It's the premature transhumanist idea that "whether you are an  doesn't matter". A world without racism would be nice. But we live in a world with racism. Therefore pretending race doesn't matter exacerbates racial inequity and brings us further away from actually bringing about a transhumanist utopia.

To be charitable, in many types of human conversation, statements that sound like mere descriptions of people or society ("this is not who we are as a nation", "adults don't act like children", "in life, friends are more important than money") are frequently shorthand for normative ones ("I think our nation shouldn't act that way", "I think adults shouldn't act the way I perceive is childish", "people should value friendship in their lives much beyond mere economic transaction"), to the point where even people with the best of intentions don't realize they're conflating the usages. I think rationalists generally try to avoid this but even so it's still possible to slip up and intend a normative statement when you use a descriptive one.

I would distinguish between someone saying "x doesn't matter" as a sincere belief that  "x shouldn't matter" vs. "x doesn't matter" as a cop-out or denial, even cover-up of situations where x mattering is unsavory to them and they wish to pretend things are hunky-dory.
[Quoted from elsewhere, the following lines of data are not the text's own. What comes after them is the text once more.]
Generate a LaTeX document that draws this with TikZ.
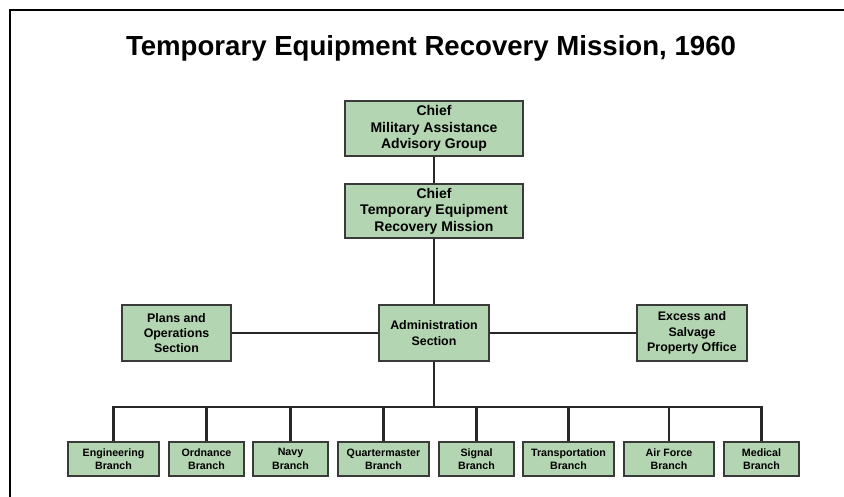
\documentclass[tikz,border=0pt]{standalone}
\usepackage{fontspec}
\setmainfont{Liberation Sans}
\definecolor{boxgreen}{RGB}{180,213,178}
\definecolor{boxline}{RGB}{58,58,58}
\definecolor{wire}{RGB}{40,40,40}
\begin{document}
\begin{tikzpicture}
    [x=0.75pt,y=-0.75pt,inner sep=0pt,
     unit/.style={draw=boxline,fill=boxgreen,line width=1.5pt,align=center},
     chiefbox/.style={unit,minimum width=133.5pt,minimum height=41pt,font=\bfseries\fontsize{10.5}{12.4}\selectfont},
     sectionbox/.style={unit,minimum width=82pt,minimum height=42pt,font=\bfseries\fontsize{9.3}{11.5}\selectfont},
     branchbox/.style={unit,minimum height=25.5pt,font=\bfseries\fontsize{8}{10}\selectfont},
     conn/.style={draw=wire,line width=1.6pt}]
    \useasboundingbox (0,0) rectangle (844,497);
    \draw [line width=2.2pt] (10,497) -- (10,10) -- (844,10);
    \node (title) at (431,55) [anchor=base,font=\bfseries\fontsize{20.7}{25}\selectfont]
        {Temporary Equipment Recovery Mission, 1960};
    % command
    \node (maag) at (434,128.5) [chiefbox] {Chief\\Military Assistance\\Advisory Group};
    \node (term) at (434,211) [chiefbox] {Chief\\Temporary Equipment\\Recovery Mission};
    % sections
    \node (plans) at (176.5,333) [sectionbox] {Plans and\\Operations\\Section};
    \node (admin) at (434,333) [sectionbox] {Administration\\Section};
    \node (excess) at (692,333) [sectionbox] {Excess and\\Salvage\\Property Office};
    % branches
    \coordinate (bus) at (434,407);
    \node (eng) at (113.5,459) [branchbox,minimum width=68pt] {Engineering\\Branch};
    \node (ord) at (206.5,459) [branchbox,minimum width=56pt] {Ordnance\\Branch};
    \node (navy) at (290.5,459) [branchbox,minimum width=56pt] {Navy\\Branch};
    \node (qm) at (383.5,459) [branchbox,minimum width=68pt] {Quartermaster\\Branch};
    \node (sig) at (476.5,459) [branchbox,minimum width=56pt] {Signal\\Branch};
    \node (trans) at (568.5,459) [branchbox,minimum width=68pt] {Transportation\\Branch};
    \node (af) at (669,459) [branchbox,minimum width=67.5pt] {Air Force\\Branch};
    \node (med) at (761.5,459) [branchbox,minimum width=56pt] {Medical\\Branch};
    \draw [conn] (maag) to (term);
    \draw [conn] (term) to (admin);
    \draw [conn] (plans) to (admin);
    \draw [conn] (admin) to (excess);
    \draw [conn] (admin) -- (bus);
    \draw [conn] (bus) -| (eng);
    \draw [conn] (bus) -| (ord);
    \draw [conn] (bus) -| (navy);
    \draw [conn] (bus) -| (qm);
    \draw [conn] (bus) -| (sig);
    \draw [conn] (bus) -| (trans);
    \draw [conn] (bus) -| (af);
    \draw [conn] (bus) -| (med);
  \end{tikzpicture}
\end{document}
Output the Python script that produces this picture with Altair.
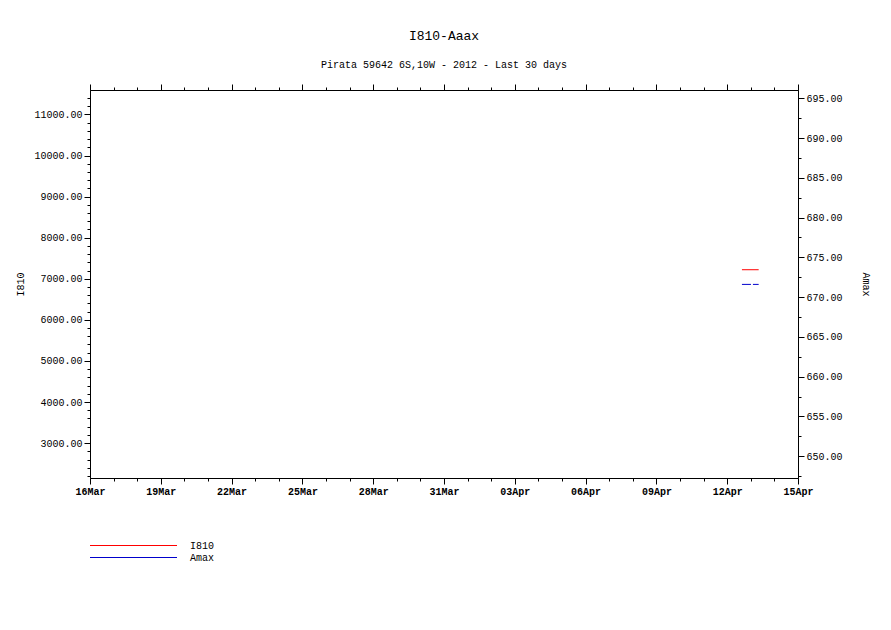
import altair as alt
import pandas as pd

# ---------------- data ----------------
i810_time = ["2012-04-12T15:00:00Z", "2012-04-13T08:00:00Z"]
i810_value = [7220.0, 7220.0]
amax_time = ["2012-04-12T15:00:00Z", "2012-04-13T08:00:00Z"]
amax_value = [671.6, 671.6]
series_names = ["I810", "Amax"]
series_colors = ["#ff0000", "#0000cc"]

x_start = "2012-03-16"
x_end = "2012-04-15"
i810_domain = [2150, 11595]
amax_domain = [647.25, 696.05]
i810_major = [3000, 4000, 5000, 6000, 7000, 8000, 9000, 10000, 11000]
amax_major = [650, 655, 660, 665, 670, 675, 680, 685, 690, 695]

# ---------------- helpers ----------------
DAY = 86400000
t0 = int(pd.Timestamp(x_start, tz="UTC").value // 10**6)
t1 = int(pd.Timestamp(x_end, tz="UTC").value // 10**6)
x_major_vals = list(range(t0, t1 + 1, 3 * DAY))
x_minor_vals = list(range(t0, t1 + 1, DAY))
i810_minor = list(range(2200, 11601, 200))
amax_minor = [647.5 + 2.5 * i for i in range(20)]

FONT = "Liberation Mono"

df_i = pd.DataFrame({"time": i810_time, "value": i810_value})
df_a = pd.DataFrame({"time": amax_time, "value": amax_value})
df_leg = pd.DataFrame({"series": series_names})

xscale = alt.Scale(type="utc", domain=[t0, t1], nice=False)
yl_scale = alt.Scale(domain=i810_domain, nice=False, zero=False)
yr_scale = alt.Scale(domain=amax_domain, nice=False, zero=False)

common_axis = dict(
    grid=False, labelFont=FONT, labelFontSize=10, labelColor="black",
    tickColor="black", domainColor="black", titleFont=FONT, titleFontSize=10,
    titleFontWeight="normal", titleColor="black",
)

ax_bottom = alt.Axis(orient="bottom", values=x_major_vals,
                     labelExpr="utcFormat(datum.value, '%d%b')", labelFontWeight="bold",
                     tickSize=6, labelPadding=2, labelFlush=False, labelOverlap=False,
                     title="", **common_axis)
ax_bottom_minor = alt.Axis(orient="bottom", values=x_minor_vals, tickSize=3, labels=False,
                           domain=False, title="", **common_axis)
ax_top = alt.Axis(orient="top", values=x_major_vals, tickSize=6, labels=False, title="",
                  **common_axis)
ax_top_minor = alt.Axis(orient="top", values=x_minor_vals, tickSize=3, labels=False,
                        domain=False, title="", **common_axis)

ax_left = alt.Axis(orient="left", values=i810_major, format=".2f", tickSize=6, labelPadding=2,
                   title="I810", titlePadding=8, labelOverlap=False, **common_axis)
ax_left_minor = alt.Axis(orient="left", values=i810_minor, tickSize=3, labels=False,
                         domain=False, title="", **common_axis)
ax_right = alt.Axis(orient="right", values=amax_major, format=".2f", tickSize=6, labelPadding=2,
                    title="Amax", titlePadding=18, labelOverlap=False, **common_axis)
ax_right_minor = alt.Axis(orient="right", values=amax_minor, tickSize=3, labels=False,
                          domain=False, title="", **common_axis)

red = alt.Chart(df_i).mark_line(color=series_colors[0], strokeWidth=1).encode(
    x=alt.X("time:T", scale=xscale, axis=ax_bottom),
    y=alt.Y("value:Q", scale=yl_scale, axis=ax_left),
)
blue = alt.Chart(df_a).mark_line(color=series_colors[1], strokeWidth=1, strokeDash=[9, 2]).encode(
    x=alt.X("time:T", scale=xscale, axis=ax_top),
    y=alt.Y("value:Q", scale=yr_scale, axis=ax_right),
)
minor_l = alt.Chart(df_i).mark_point(opacity=0).encode(
    x=alt.X("time:T", scale=xscale, axis=ax_bottom_minor),
    y=alt.Y("value:Q", scale=yl_scale, axis=ax_left_minor),
)
minor_r = alt.Chart(df_a).mark_point(opacity=0).encode(
    x=alt.X("time:T", scale=xscale, axis=ax_top_minor),
    y=alt.Y("value:Q", scale=yr_scale, axis=ax_right_minor),
)

leg_y = alt.Y("series:N",
              scale=alt.Scale(type="point", domain=series_names, range=[455.5, 467.5], padding=0),
              axis=None)
leg_rule = alt.Chart(df_leg).mark_rule(strokeWidth=1).encode(
    x=alt.value(0), x2=alt.value(87), y=leg_y,
    color=alt.Color("series:N", scale=alt.Scale(domain=series_names, range=series_colors), legend=None),
)
leg_text = alt.Chart(df_leg).mark_text(align="left", baseline="middle", font=FONT, fontSize=10,
                                       color="black").encode(
    x=alt.value(100), y=leg_y, text="series:N",
)

chart = alt.layer(red, blue, minor_l, minor_r, leg_rule, leg_text).resolve_scale(
    y="independent"
).resolve_axis(
    x="independent", y="independent"
).properties(
    width=708,
    height=388,
    padding={"left": 82, "top": 82, "right": 85, "bottom": 144},
    autosize=alt.AutoSizeParams(type="none"),
    title=alt.TitleParams(
        text="I810-Aaax",
        subtitle="Pirata 59642 6S,10W - 2012 - Last 30 days",
        font=FONT, fontSize=13, fontWeight="normal", color="black",
        subtitleFont=FONT, subtitleFontSize=10, subtitleColor="black",
        anchor="middle", offset=14, subtitlePadding=17,
    ),
).configure_view(stroke="black", strokeWidth=1).configure(background="white")

chart.save("out.html", embed_options={"renderer": "svg", "actions": False})
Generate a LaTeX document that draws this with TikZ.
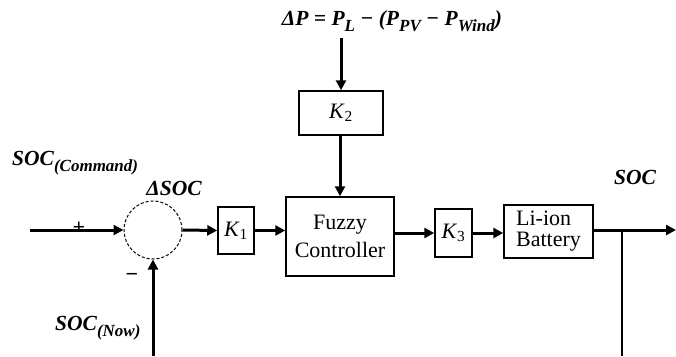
\documentclass[tikz,border=0pt]{standalone}
\usepackage{fontspec}
\setmainfont{Liberation Serif}
\usetikzlibrary{arrows.meta}

\newcommand{\lowidx}[1]{\raisebox{-0.3em}{\fontsize{17}{17}\selectfont #1}}

\tikzset{
  block/.style={draw, line width=1.5pt, inner sep=1pt,
    font=\fontsize{22}{28}\selectfont},
  sig/.style={line width=3pt, -{Triangle[length=10pt,width=10pt]}},
  lbl/.style={inner sep=0pt, font=\fontsize{21.5}{22}\selectfont\bfseries\itshape},
}

\begin{document}
\begin{tikzpicture}[x=1pt, y=-1pt]
  \useasboundingbox (0,0) rectangle (676,356);

  \coordinate (cmdin) at (30,230);
  \coordinate (nowin) at (153,356);
  \coordinate (br) at (622,230);
  \coordinate (brend) at (622,356);
  \coordinate (out) at (676,230);

  \node[draw, circle, densely dashed, line width=1pt, minimum size=58pt, inner sep=0pt] (sum) at (153,230) {};
  \node[block, minimum width=36pt, minimum height=47pt] (k1) at (236,230.5) {\textit{K}\textsubscript{1}};
  \node[block, minimum width=84pt, minimum height=44pt] (k2) at (341,113) {\textit{K}\textsubscript{2}};
  \node[block, minimum width=108pt, minimum height=79pt, align=center] (fuzzy) at (340,236.5) {Fuzzy\\Controller};
  \node[block, minimum width=37pt, minimum height=48pt] (k3) at (453.5,233) {\textit{K}\textsubscript{3}};
  \node[block, minimum width=89pt, minimum height=53pt, align=left,
    font=\fontsize{22}{21}\selectfont] (bat) at (548.5,231.5) {Li-ion\\Battery};

  \node[lbl, anchor=south] (dp) at (392,32) {ΔP = P\lowidx{L} − (P\lowidx{PV} − P\lowidx{Wind})};
  \node[lbl, anchor=west] (cmd) at (12,163) {SOC\lowidx{(Command)}};
  \node[lbl] (dsoc) at (174,188) {ΔSOC};
  \node[lbl, anchor=west] (now) at (55,328) {SOC\lowidx{(Now)}};
  \node[lbl] (soc) at (635,177) {SOC};
  \node[font=\fontsize{22}{22}\selectfont\bfseries, inner sep=0pt] (plus) at (79,228) {+};
  \node[font=\fontsize{22}{22}\selectfont\bfseries, inner sep=0pt] (minus) at (132,277) {−};

  \draw[sig] (dp.south -| k2.north) ++(0,6) -- (k2.north);
  \draw[sig] (k2.south -| fuzzy.north) -- (fuzzy.north);
  \draw[sig] (cmdin) -- (sum.west);
  \draw[sig] (nowin) -- (sum.south);
  \draw[sig] (sum.east) -- (k1.west);
  \draw[sig] (k1.east) -- (k1.east -| fuzzy.west);
  \draw[sig] (fuzzy.east |- k3.west) -- (k3.west);
  \draw[sig] (k3.east) -- (k3.east -| bat.west);
  \draw[sig] (bat.east |- out) -- (out);
  \draw[line width=1.5pt] (br) -- (brend);
\end{tikzpicture}
\end{document}
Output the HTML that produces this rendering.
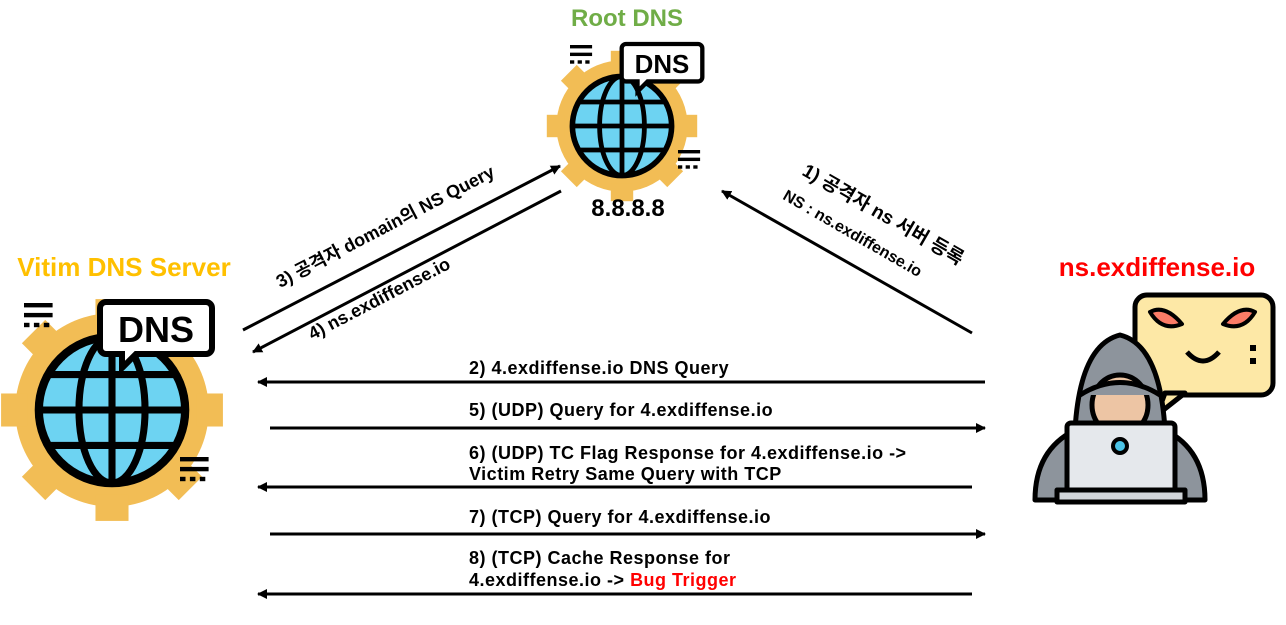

I feel like the latter tarnished the reputation of the former.

I don't know if this is the best analogy, but thinking on the fly, I can imagine someone saying "your personal happiness is more important than what people think" to justify being a jerk (after all, who cares what others think if I do something to piss them off) or "material things in life are overrated, the best things in life are free" as justification to not help the poor or solve inequality (after all, material things won't make them happier, look the poor can learn to be satisfied living with what they have already have) all the while benefitting from material prosperity itself. That doesn't mean the principles themselves don't have any (or some reasonable) amount of goodness, even if people use them for nasty justifications.

comment by lsusr · 2021-06-26T18:20:41.137Z · LW(p) · GW(p)

It's unclear to me why you would make such an accusation without bringing any examples of what uninformed things about non-white non-Western ciswomen are supposedly said on LessWrong.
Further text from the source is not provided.